§ Stated task: Carry none of the pictures over; write out the complete data exactly.
>> Begin Data section
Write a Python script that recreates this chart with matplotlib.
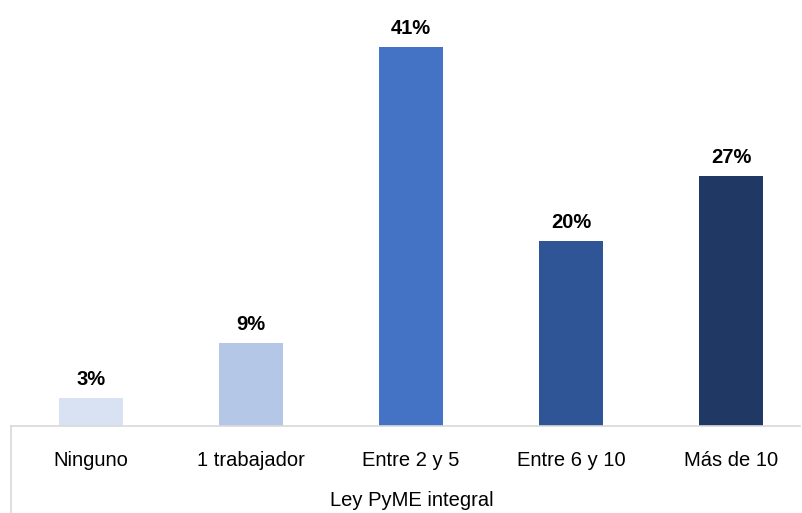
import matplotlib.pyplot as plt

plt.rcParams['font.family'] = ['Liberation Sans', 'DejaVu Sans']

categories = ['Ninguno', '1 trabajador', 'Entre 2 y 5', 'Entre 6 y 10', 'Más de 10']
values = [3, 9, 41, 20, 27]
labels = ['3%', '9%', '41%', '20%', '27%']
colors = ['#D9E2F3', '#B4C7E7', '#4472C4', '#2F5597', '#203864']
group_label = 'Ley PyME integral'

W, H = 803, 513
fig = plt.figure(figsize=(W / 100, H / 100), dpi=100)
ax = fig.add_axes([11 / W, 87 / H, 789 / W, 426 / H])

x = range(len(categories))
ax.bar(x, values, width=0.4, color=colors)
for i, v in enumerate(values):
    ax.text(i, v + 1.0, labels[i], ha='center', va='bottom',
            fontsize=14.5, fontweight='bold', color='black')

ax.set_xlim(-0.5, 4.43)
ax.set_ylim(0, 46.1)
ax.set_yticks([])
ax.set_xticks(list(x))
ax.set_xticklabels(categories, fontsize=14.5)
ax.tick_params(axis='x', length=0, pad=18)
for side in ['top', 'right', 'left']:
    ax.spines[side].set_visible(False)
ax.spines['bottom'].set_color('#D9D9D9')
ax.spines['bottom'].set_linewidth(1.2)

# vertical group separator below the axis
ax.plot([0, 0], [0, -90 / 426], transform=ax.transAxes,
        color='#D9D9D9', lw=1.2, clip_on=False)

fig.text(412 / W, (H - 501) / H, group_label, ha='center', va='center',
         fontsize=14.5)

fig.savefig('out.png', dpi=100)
>> End Data section
§ Full output:
Write a Python script that recreates this chart with matplotlib.
import matplotlib.pyplot as plt

plt.rcParams['font.family'] = ['Liberation Sans', 'DejaVu Sans']

categories = ['Ninguno', '1 trabajador', 'Entre 2 y 5', 'Entre 6 y 10', 'Más de 10']
values = [3, 9, 41, 20, 27]
labels = ['3%', '9%', '41%', '20%', '27%']
colors = ['#D9E2F3', '#B4C7E7', '#4472C4', '#2F5597', '#203864']
group_label = 'Ley PyME integral'

W, H = 803, 513
fig = plt.figure(figsize=(W / 100, H / 100), dpi=100)
ax = fig.add_axes([11 / W, 87 / H, 789 / W, 426 / H])

x = range(len(categories))
ax.bar(x, values, width=0.4, color=colors)
for i, v in enumerate(values):
    ax.text(i, v + 1.0, labels[i], ha='center', va='bottom',
            fontsize=14.5, fontweight='bold', color='black')

ax.set_xlim(-0.5, 4.43)
ax.set_ylim(0, 46.1)
ax.set_yticks([])
ax.set_xticks(list(x))
ax.set_xticklabels(categories, fontsize=14.5)
ax.tick_params(axis='x', length=0, pad=18)
for side in ['top', 'right', 'left']:
    ax.spines[side].set_visible(False)
ax.spines['bottom'].set_color('#D9D9D9')
ax.spines['bottom'].set_linewidth(1.2)

# vertical group separator below the axis
ax.plot([0, 0], [0, -90 / 426], transform=ax.transAxes,
        color='#D9D9D9', lw=1.2, clip_on=False)

fig.text(412 / W, (H - 501) / H, group_label, ha='center', va='center',
         fontsize=14.5)

fig.savefig('out.png', dpi=100)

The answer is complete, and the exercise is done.